PROBLEM REQUIREMENTS:
Transcribe the whole listing without a single picture.

[INFORMATION SUPPLIED start]

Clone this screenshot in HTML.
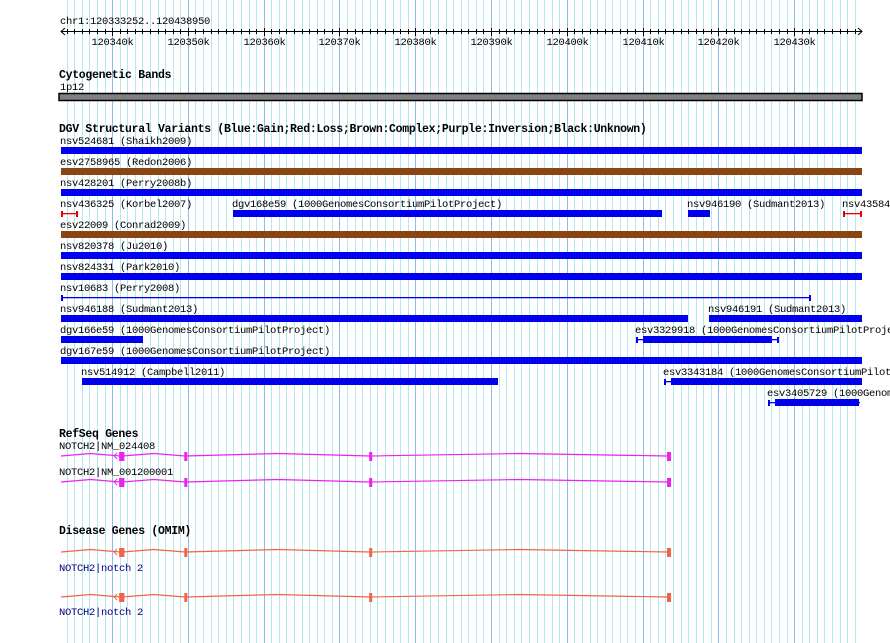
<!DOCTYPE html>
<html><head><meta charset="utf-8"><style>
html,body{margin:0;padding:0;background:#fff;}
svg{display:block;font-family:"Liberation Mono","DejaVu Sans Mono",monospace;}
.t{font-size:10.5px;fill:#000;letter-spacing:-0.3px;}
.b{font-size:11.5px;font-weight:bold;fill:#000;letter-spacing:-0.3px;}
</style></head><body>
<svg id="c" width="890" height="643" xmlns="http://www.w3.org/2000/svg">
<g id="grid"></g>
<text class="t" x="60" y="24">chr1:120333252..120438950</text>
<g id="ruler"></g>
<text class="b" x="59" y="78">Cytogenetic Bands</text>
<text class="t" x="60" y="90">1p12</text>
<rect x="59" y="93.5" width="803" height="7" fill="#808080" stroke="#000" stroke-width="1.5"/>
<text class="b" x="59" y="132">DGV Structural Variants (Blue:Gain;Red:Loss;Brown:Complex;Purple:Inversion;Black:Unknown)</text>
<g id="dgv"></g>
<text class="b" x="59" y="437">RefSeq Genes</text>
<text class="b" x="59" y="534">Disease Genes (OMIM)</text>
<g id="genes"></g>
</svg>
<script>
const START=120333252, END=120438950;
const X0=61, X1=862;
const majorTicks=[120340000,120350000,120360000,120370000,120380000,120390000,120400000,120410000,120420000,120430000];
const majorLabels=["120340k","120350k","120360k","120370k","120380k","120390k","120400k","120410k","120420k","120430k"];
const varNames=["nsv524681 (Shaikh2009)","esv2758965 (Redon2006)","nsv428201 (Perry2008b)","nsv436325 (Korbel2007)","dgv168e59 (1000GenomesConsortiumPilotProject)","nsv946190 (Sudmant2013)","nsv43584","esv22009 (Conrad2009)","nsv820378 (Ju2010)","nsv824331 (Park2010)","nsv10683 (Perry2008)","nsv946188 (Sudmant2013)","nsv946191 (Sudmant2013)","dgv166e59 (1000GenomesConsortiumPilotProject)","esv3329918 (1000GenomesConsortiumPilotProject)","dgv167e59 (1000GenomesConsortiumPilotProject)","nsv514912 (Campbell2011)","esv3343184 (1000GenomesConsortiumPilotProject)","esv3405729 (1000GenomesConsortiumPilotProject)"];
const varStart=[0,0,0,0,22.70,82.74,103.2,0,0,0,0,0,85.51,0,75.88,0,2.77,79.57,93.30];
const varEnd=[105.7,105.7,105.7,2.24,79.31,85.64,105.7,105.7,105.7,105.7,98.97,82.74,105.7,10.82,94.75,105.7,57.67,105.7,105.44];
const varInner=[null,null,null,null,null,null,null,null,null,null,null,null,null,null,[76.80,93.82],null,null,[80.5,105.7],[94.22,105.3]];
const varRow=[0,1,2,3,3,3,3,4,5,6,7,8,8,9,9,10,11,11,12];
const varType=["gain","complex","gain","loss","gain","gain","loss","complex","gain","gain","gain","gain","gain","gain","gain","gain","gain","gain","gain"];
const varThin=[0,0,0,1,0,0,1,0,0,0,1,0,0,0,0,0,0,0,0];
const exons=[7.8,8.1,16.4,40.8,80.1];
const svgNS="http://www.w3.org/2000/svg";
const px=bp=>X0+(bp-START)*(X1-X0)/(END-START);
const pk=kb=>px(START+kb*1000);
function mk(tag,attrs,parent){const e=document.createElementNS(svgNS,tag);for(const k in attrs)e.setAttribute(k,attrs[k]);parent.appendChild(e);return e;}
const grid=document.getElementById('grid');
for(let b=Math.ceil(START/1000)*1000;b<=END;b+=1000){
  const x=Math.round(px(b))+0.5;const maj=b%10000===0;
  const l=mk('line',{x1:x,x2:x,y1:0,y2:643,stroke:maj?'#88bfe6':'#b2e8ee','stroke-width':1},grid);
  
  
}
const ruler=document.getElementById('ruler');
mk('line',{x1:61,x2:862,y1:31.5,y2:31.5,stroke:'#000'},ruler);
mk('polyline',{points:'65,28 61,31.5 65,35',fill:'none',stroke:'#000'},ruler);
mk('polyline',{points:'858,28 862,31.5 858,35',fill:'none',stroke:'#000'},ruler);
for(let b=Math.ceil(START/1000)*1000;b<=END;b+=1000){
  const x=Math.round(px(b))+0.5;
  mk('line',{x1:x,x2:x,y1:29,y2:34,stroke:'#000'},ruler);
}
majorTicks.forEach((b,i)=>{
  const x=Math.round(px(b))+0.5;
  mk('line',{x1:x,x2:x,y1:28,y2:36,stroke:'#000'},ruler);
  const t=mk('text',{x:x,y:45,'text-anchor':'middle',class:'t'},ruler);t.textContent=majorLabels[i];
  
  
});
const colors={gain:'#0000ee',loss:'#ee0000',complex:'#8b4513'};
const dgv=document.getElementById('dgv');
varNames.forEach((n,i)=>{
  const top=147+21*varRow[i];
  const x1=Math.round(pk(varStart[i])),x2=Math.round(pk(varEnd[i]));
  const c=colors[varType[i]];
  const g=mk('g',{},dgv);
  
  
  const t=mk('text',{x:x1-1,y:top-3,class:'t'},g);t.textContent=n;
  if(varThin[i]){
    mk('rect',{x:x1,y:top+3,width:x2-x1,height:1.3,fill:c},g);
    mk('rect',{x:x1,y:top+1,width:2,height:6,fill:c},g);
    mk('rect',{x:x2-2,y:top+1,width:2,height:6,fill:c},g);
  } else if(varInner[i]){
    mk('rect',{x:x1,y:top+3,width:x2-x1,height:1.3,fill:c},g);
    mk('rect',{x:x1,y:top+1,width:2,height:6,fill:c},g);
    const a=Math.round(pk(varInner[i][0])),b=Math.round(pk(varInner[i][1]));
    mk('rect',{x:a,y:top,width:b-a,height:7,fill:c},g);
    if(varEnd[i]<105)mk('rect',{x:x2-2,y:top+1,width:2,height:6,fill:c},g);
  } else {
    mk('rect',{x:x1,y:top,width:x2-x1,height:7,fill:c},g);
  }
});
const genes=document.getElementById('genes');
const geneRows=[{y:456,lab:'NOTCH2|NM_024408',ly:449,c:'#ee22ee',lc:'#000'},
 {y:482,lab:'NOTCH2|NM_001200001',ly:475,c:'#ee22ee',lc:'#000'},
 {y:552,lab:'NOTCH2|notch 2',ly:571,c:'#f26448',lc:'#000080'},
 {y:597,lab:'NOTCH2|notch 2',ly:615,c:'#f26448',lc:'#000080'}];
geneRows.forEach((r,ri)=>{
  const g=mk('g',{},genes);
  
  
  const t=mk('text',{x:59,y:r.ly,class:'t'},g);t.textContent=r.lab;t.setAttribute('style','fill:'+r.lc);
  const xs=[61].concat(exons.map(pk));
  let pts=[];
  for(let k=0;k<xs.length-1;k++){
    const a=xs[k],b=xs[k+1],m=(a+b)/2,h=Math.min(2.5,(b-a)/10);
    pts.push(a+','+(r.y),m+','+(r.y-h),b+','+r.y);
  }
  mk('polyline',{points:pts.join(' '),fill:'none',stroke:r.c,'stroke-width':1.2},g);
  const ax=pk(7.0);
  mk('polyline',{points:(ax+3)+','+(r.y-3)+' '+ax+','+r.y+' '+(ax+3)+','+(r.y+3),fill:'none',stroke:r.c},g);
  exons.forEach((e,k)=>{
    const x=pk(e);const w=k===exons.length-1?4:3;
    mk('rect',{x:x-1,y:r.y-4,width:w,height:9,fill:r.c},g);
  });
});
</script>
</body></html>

[INFORMATION SUPPLIED end]

REPLY TO THE EXERCISE:
Clone this screenshot in HTML.
<!DOCTYPE html>
<html><head><meta charset="utf-8"><style>
html,body{margin:0;padding:0;background:#fff;}
svg{display:block;font-family:"Liberation Mono","DejaVu Sans Mono",monospace;}
.t{font-size:10.5px;fill:#000;letter-spacing:-0.3px;}
.b{font-size:11.5px;font-weight:bold;fill:#000;letter-spacing:-0.3px;}
</style></head><body>
<svg id="c" width="890" height="643" xmlns="http://www.w3.org/2000/svg">
<g id="grid"></g>
<text class="t" x="60" y="24">chr1:120333252..120438950</text>
<g id="ruler"></g>
<text class="b" x="59" y="78">Cytogenetic Bands</text>
<text class="t" x="60" y="90">1p12</text>
<rect x="59" y="93.5" width="803" height="7" fill="#808080" stroke="#000" stroke-width="1.5"/>
<text class="b" x="59" y="132">DGV Structural Variants (Blue:Gain;Red:Loss;Brown:Complex;Purple:Inversion;Black:Unknown)</text>
<g id="dgv"></g>
<text class="b" x="59" y="437">RefSeq Genes</text>
<text class="b" x="59" y="534">Disease Genes (OMIM)</text>
<g id="genes"></g>
</svg>
<script>
const START=120333252, END=120438950;
const X0=61, X1=862;
const majorTicks=[120340000,120350000,120360000,120370000,120380000,120390000,120400000,120410000,120420000,120430000];
const majorLabels=["120340k","120350k","120360k","120370k","120380k","120390k","120400k","120410k","120420k","120430k"];
const varNames=["nsv524681 (Shaikh2009)","esv2758965 (Redon2006)","nsv428201 (Perry2008b)","nsv436325 (Korbel2007)","dgv168e59 (1000GenomesConsortiumPilotProject)","nsv946190 (Sudmant2013)","nsv43584","esv22009 (Conrad2009)","nsv820378 (Ju2010)","nsv824331 (Park2010)","nsv10683 (Perry2008)","nsv946188 (Sudmant2013)","nsv946191 (Sudmant2013)","dgv166e59 (1000GenomesConsortiumPilotProject)","esv3329918 (1000GenomesConsortiumPilotProject)","dgv167e59 (1000GenomesConsortiumPilotProject)","nsv514912 (Campbell2011)","esv3343184 (1000GenomesConsortiumPilotProject)","esv3405729 (1000GenomesConsortiumPilotProject)"];
const varStart=[0,0,0,0,22.70,82.74,103.2,0,0,0,0,0,85.51,0,75.88,0,2.77,79.57,93.30];
const varEnd=[105.7,105.7,105.7,2.24,79.31,85.64,105.7,105.7,105.7,105.7,98.97,82.74,105.7,10.82,94.75,105.7,57.67,105.7,105.44];
const varInner=[null,null,null,null,null,null,null,null,null,null,null,null,null,null,[76.80,93.82],null,null,[80.5,105.7],[94.22,105.3]];
const varRow=[0,1,2,3,3,3,3,4,5,6,7,8,8,9,9,10,11,11,12];
const varType=["gain","complex","gain","loss","gain","gain","loss","complex","gain","gain","gain","gain","gain","gain","gain","gain","gain","gain","gain"];
const varThin=[0,0,0,1,0,0,1,0,0,0,1,0,0,0,0,0,0,0,0];
const exons=[7.8,8.1,16.4,40.8,80.1];
const svgNS="http://www.w3.org/2000/svg";
const px=bp=>X0+(bp-START)*(X1-X0)/(END-START);
const pk=kb=>px(START+kb*1000);
function mk(tag,attrs,parent){const e=document.createElementNS(svgNS,tag);for(const k in attrs)e.setAttribute(k,attrs[k]);parent.appendChild(e);return e;}
const grid=document.getElementById('grid');
for(let b=Math.ceil(START/1000)*1000;b<=END;b+=1000){
  const x=Math.round(px(b))+0.5;const maj=b%10000===0;
  const l=mk('line',{x1:x,x2:x,y1:0,y2:643,stroke:maj?'#88bfe6':'#b2e8ee','stroke-width':1},grid);
  
  
}
const ruler=document.getElementById('ruler');
mk('line',{x1:61,x2:862,y1:31.5,y2:31.5,stroke:'#000'},ruler);
mk('polyline',{points:'65,28 61,31.5 65,35',fill:'none',stroke:'#000'},ruler);
mk('polyline',{points:'858,28 862,31.5 858,35',fill:'none',stroke:'#000'},ruler);
for(let b=Math.ceil(START/1000)*1000;b<=END;b+=1000){
  const x=Math.round(px(b))+0.5;
  mk('line',{x1:x,x2:x,y1:29,y2:34,stroke:'#000'},ruler);
}
majorTicks.forEach((b,i)=>{
  const x=Math.round(px(b))+0.5;
  mk('line',{x1:x,x2:x,y1:28,y2:36,stroke:'#000'},ruler);
  const t=mk('text',{x:x,y:45,'text-anchor':'middle',class:'t'},ruler);t.textContent=majorLabels[i];
  
  
});
const colors={gain:'#0000ee',loss:'#ee0000',complex:'#8b4513'};
const dgv=document.getElementById('dgv');
varNames.forEach((n,i)=>{
  const top=147+21*varRow[i];
  const x1=Math.round(pk(varStart[i])),x2=Math.round(pk(varEnd[i]));
  const c=colors[varType[i]];
  const g=mk('g',{},dgv);
  
  
  const t=mk('text',{x:x1-1,y:top-3,class:'t'},g);t.textContent=n;
  if(varThin[i]){
    mk('rect',{x:x1,y:top+3,width:x2-x1,height:1.3,fill:c},g);
    mk('rect',{x:x1,y:top+1,width:2,height:6,fill:c},g);
    mk('rect',{x:x2-2,y:top+1,width:2,height:6,fill:c},g);
  } else if(varInner[i]){
    mk('rect',{x:x1,y:top+3,width:x2-x1,height:1.3,fill:c},g);
    mk('rect',{x:x1,y:top+1,width:2,height:6,fill:c},g);
    const a=Math.round(pk(varInner[i][0])),b=Math.round(pk(varInner[i][1]));
    mk('rect',{x:a,y:top,width:b-a,height:7,fill:c},g);
    if(varEnd[i]<105)mk('rect',{x:x2-2,y:top+1,width:2,height:6,fill:c},g);
  } else {
    mk('rect',{x:x1,y:top,width:x2-x1,height:7,fill:c},g);
  }
});
const genes=document.getElementById('genes');
const geneRows=[{y:456,lab:'NOTCH2|NM_024408',ly:449,c:'#ee22ee',lc:'#000'},
 {y:482,lab:'NOTCH2|NM_001200001',ly:475,c:'#ee22ee',lc:'#000'},
 {y:552,lab:'NOTCH2|notch 2',ly:571,c:'#f26448',lc:'#000080'},
 {y:597,lab:'NOTCH2|notch 2',ly:615,c:'#f26448',lc:'#000080'}];
geneRows.forEach((r,ri)=>{
  const g=mk('g',{},genes);
  
  
  const t=mk('text',{x:59,y:r.ly,class:'t'},g);t.textContent=r.lab;t.setAttribute('style','fill:'+r.lc);
  const xs=[61].concat(exons.map(pk));
  let pts=[];
  for(let k=0;k<xs.length-1;k++){
    const a=xs[k],b=xs[k+1],m=(a+b)/2,h=Math.min(2.5,(b-a)/10);
    pts.push(a+','+(r.y),m+','+(r.y-h),b+','+r.y);
  }
  mk('polyline',{points:pts.join(' '),fill:'none',stroke:r.c,'stroke-width':1.2},g);
  const ax=pk(7.0);
  mk('polyline',{points:(ax+3)+','+(r.y-3)+' '+ax+','+r.y+' '+(ax+3)+','+(r.y+3),fill:'none',stroke:r.c},g);
  exons.forEach((e,k)=>{
    const x=pk(e);const w=k===exons.length-1?4:3;
    mk('rect',{x:x-1,y:r.y-4,width:w,height:9,fill:r.c},g);
  });
});
</script>
</body></html>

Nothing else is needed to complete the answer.